PROBLEM: Each line that holds the string "script" counts once; say how many such lines there are and add nothing.
## begin PROVIDED MATERIAL
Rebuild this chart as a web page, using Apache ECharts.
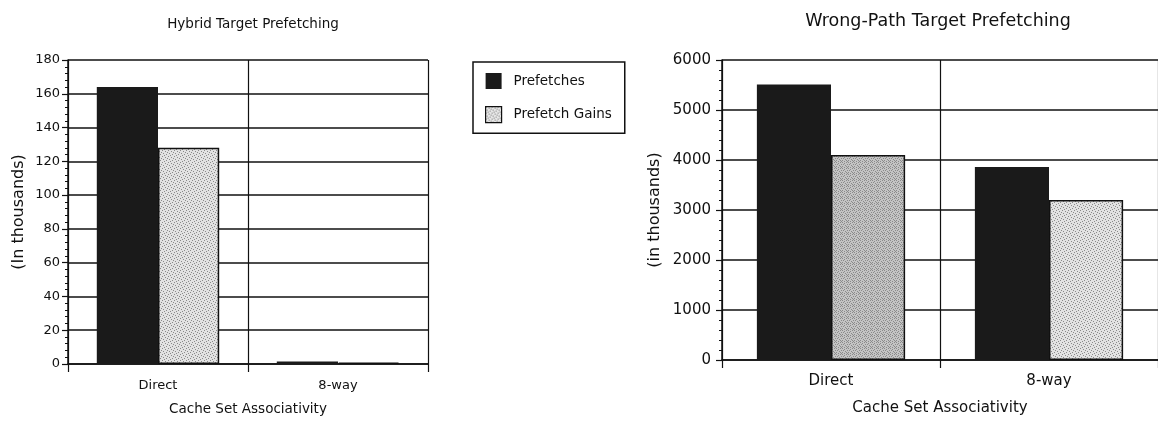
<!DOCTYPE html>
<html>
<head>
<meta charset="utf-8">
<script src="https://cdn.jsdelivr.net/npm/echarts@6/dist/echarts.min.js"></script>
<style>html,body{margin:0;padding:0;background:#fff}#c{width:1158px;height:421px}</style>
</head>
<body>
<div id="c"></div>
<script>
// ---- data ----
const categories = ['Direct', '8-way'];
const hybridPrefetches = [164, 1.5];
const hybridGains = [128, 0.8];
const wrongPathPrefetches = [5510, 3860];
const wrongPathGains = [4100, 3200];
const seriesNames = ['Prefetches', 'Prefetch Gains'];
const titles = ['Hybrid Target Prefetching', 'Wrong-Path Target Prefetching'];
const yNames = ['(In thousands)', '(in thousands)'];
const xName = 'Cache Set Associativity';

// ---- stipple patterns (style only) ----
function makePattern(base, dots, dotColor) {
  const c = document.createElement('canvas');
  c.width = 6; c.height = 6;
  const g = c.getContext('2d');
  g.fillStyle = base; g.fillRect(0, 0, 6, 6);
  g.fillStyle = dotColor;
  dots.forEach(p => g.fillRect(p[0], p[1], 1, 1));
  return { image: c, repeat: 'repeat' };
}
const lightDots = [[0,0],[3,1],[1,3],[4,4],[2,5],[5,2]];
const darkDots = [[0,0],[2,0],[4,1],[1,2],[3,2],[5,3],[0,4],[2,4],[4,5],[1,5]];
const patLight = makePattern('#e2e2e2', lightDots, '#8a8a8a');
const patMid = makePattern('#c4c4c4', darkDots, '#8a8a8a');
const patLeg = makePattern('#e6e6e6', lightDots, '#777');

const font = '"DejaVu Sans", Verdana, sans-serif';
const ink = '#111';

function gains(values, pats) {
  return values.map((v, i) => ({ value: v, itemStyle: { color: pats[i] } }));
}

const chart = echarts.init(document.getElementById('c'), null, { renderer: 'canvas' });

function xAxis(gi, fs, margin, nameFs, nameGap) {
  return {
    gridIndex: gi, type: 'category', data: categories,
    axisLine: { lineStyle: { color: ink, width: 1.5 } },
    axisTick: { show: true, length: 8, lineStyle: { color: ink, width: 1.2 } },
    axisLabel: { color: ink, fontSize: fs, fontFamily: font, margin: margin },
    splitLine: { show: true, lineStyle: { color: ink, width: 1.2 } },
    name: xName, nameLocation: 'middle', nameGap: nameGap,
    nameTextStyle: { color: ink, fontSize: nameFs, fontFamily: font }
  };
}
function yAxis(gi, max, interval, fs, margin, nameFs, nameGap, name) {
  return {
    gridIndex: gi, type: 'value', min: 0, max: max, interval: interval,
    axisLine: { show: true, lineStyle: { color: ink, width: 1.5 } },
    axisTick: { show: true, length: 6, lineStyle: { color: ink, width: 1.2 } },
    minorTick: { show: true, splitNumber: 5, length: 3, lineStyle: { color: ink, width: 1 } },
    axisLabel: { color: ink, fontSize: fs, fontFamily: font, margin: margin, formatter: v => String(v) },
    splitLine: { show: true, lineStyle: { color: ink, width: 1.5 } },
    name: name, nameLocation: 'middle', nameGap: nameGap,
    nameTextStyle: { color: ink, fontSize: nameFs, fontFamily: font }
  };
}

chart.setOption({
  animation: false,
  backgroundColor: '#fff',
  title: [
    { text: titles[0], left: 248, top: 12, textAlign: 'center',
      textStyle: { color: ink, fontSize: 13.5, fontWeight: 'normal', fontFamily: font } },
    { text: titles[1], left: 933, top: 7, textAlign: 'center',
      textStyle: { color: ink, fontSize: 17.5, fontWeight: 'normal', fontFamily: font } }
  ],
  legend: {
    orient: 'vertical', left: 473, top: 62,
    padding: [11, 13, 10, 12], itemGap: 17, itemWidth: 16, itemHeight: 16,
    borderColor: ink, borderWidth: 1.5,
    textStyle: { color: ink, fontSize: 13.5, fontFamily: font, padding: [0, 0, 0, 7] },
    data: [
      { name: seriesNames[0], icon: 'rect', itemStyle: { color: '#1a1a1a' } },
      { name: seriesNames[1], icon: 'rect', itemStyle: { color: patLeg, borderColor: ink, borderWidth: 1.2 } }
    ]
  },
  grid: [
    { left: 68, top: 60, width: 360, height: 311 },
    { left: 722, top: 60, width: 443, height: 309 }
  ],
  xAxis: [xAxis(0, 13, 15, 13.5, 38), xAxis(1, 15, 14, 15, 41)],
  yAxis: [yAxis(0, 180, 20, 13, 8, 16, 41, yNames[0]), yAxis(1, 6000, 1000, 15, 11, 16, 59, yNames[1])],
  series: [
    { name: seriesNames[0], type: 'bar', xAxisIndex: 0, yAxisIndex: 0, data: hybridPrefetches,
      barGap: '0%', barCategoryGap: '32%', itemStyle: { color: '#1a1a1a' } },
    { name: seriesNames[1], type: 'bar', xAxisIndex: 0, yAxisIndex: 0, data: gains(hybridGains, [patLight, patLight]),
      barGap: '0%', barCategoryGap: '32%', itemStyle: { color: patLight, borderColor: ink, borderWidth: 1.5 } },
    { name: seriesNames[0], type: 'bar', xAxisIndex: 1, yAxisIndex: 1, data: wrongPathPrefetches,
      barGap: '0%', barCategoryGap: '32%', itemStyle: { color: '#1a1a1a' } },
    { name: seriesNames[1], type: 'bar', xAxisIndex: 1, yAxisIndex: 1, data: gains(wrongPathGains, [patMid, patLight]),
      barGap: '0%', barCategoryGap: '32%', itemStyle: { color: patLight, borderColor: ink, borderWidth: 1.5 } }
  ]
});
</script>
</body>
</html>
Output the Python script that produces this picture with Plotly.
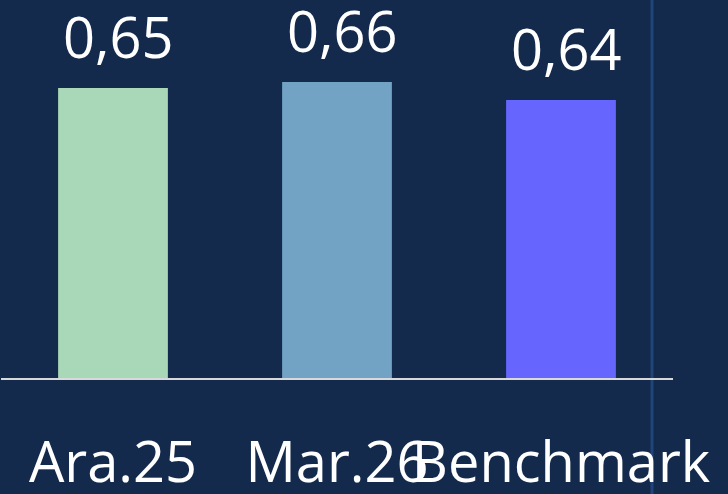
## end PROVIDED MATERIAL
RESULT BELOW: 4